:: REQUIREMENTS ::
Take the lines of the data below from the very first through the line containing "const yTicks=[0,50,100,150,200,250,300,350];" and output them exactly, pictures excluded.

:: COLLECTED MATERIAL ::
• • • •

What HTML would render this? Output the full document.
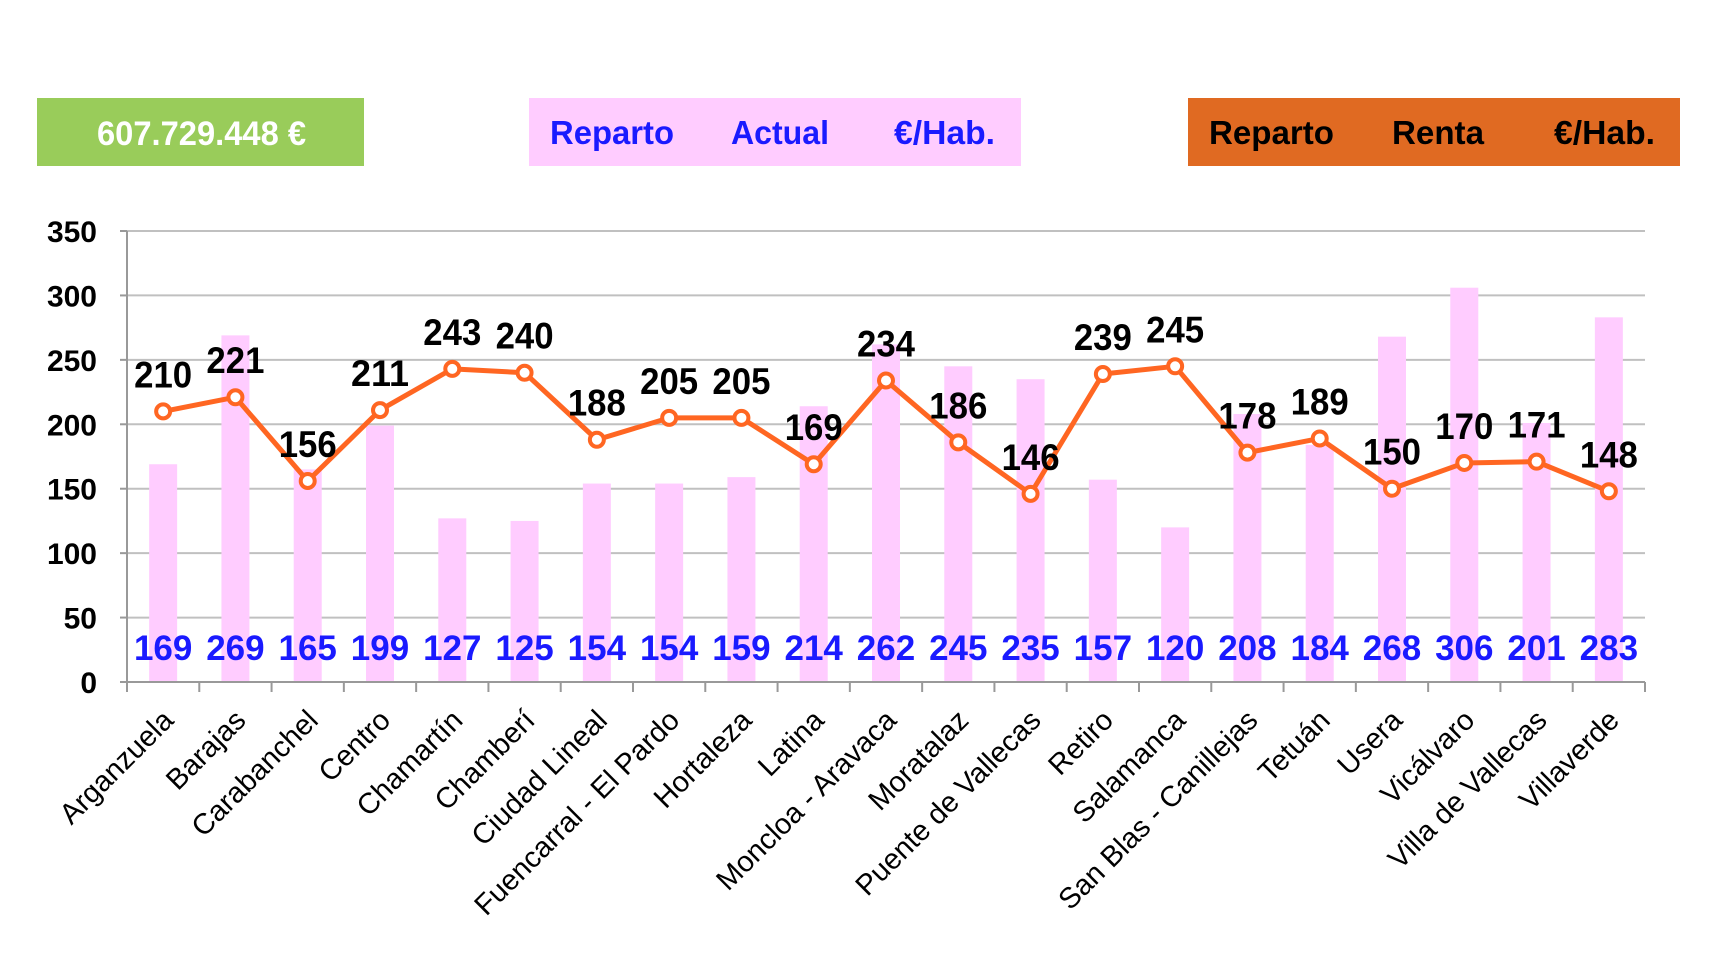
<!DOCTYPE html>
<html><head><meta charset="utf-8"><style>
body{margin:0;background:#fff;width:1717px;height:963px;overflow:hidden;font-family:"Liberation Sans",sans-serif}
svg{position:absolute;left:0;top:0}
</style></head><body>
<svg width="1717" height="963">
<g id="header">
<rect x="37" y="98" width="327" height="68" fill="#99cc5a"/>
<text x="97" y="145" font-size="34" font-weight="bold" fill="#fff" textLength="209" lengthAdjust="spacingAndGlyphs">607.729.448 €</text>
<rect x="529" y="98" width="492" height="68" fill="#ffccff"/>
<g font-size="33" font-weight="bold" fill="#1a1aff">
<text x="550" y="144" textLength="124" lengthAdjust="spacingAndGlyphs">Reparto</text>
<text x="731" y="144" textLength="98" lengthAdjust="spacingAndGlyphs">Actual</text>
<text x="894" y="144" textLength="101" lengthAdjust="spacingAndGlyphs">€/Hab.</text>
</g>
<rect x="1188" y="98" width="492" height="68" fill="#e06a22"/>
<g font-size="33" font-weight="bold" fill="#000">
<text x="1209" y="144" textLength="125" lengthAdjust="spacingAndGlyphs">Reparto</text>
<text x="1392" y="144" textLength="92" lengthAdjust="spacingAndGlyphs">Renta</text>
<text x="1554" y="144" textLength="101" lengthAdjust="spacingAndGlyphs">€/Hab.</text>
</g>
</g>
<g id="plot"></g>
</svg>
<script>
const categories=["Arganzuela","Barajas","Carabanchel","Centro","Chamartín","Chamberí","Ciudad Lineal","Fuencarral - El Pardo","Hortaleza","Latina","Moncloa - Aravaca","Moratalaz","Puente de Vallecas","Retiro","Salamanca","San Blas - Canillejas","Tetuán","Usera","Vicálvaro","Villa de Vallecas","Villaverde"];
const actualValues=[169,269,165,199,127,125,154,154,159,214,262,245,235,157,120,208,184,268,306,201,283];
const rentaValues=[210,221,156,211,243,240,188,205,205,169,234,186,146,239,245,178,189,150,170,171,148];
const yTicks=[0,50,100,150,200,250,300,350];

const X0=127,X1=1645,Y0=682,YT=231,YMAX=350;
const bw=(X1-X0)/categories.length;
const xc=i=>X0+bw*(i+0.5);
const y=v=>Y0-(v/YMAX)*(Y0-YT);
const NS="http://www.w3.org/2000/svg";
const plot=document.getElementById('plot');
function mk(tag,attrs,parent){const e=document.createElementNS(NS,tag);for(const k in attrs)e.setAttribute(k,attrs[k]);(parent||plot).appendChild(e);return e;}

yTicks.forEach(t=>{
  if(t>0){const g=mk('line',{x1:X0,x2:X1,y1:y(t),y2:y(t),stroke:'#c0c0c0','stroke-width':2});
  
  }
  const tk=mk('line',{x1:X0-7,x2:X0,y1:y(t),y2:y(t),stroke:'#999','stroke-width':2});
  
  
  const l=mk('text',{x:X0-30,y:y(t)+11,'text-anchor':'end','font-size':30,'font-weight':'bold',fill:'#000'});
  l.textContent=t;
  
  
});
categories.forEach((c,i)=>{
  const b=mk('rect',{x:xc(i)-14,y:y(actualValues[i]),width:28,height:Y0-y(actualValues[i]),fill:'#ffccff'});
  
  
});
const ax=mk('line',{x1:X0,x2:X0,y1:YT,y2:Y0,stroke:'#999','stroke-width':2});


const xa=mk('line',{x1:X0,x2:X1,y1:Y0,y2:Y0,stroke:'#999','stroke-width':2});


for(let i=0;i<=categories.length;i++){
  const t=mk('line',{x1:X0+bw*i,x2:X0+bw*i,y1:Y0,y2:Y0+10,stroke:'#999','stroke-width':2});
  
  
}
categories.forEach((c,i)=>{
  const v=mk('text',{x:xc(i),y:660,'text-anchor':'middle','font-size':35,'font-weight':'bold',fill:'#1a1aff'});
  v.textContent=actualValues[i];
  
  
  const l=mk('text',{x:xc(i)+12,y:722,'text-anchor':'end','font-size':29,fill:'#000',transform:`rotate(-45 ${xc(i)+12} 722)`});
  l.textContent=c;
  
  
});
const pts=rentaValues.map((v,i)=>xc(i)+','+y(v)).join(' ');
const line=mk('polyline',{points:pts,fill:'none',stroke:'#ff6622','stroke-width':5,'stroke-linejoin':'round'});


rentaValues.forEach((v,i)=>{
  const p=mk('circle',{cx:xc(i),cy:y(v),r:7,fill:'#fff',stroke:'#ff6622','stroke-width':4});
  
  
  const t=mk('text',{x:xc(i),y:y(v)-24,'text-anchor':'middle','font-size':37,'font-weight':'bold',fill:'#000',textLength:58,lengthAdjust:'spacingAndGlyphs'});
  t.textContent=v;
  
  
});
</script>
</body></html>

• • • •

:: THE OUTPUT ::
What HTML would render this? Output the full document.
<!DOCTYPE html>
<html><head><meta charset="utf-8"><style>
body{margin:0;background:#fff;width:1717px;height:963px;overflow:hidden;font-family:"Liberation Sans",sans-serif}
svg{position:absolute;left:0;top:0}
</style></head><body>
<svg width="1717" height="963">
<g id="header">
<rect x="37" y="98" width="327" height="68" fill="#99cc5a"/>
<text x="97" y="145" font-size="34" font-weight="bold" fill="#fff" textLength="209" lengthAdjust="spacingAndGlyphs">607.729.448 €</text>
<rect x="529" y="98" width="492" height="68" fill="#ffccff"/>
<g font-size="33" font-weight="bold" fill="#1a1aff">
<text x="550" y="144" textLength="124" lengthAdjust="spacingAndGlyphs">Reparto</text>
<text x="731" y="144" textLength="98" lengthAdjust="spacingAndGlyphs">Actual</text>
<text x="894" y="144" textLength="101" lengthAdjust="spacingAndGlyphs">€/Hab.</text>
</g>
<rect x="1188" y="98" width="492" height="68" fill="#e06a22"/>
<g font-size="33" font-weight="bold" fill="#000">
<text x="1209" y="144" textLength="125" lengthAdjust="spacingAndGlyphs">Reparto</text>
<text x="1392" y="144" textLength="92" lengthAdjust="spacingAndGlyphs">Renta</text>
<text x="1554" y="144" textLength="101" lengthAdjust="spacingAndGlyphs">€/Hab.</text>
</g>
</g>
<g id="plot"></g>
</svg>
<script>
const categories=["Arganzuela","Barajas","Carabanchel","Centro","Chamartín","Chamberí","Ciudad Lineal","Fuencarral - El Pardo","Hortaleza","Latina","Moncloa - Aravaca","Moratalaz","Puente de Vallecas","Retiro","Salamanca","San Blas - Canillejas","Tetuán","Usera","Vicálvaro","Villa de Vallecas","Villaverde"];
const actualValues=[169,269,165,199,127,125,154,154,159,214,262,245,235,157,120,208,184,268,306,201,283];
const rentaValues=[210,221,156,211,243,240,188,205,205,169,234,186,146,239,245,178,189,150,170,171,148];
const yTicks=[0,50,100,150,200,250,300,350];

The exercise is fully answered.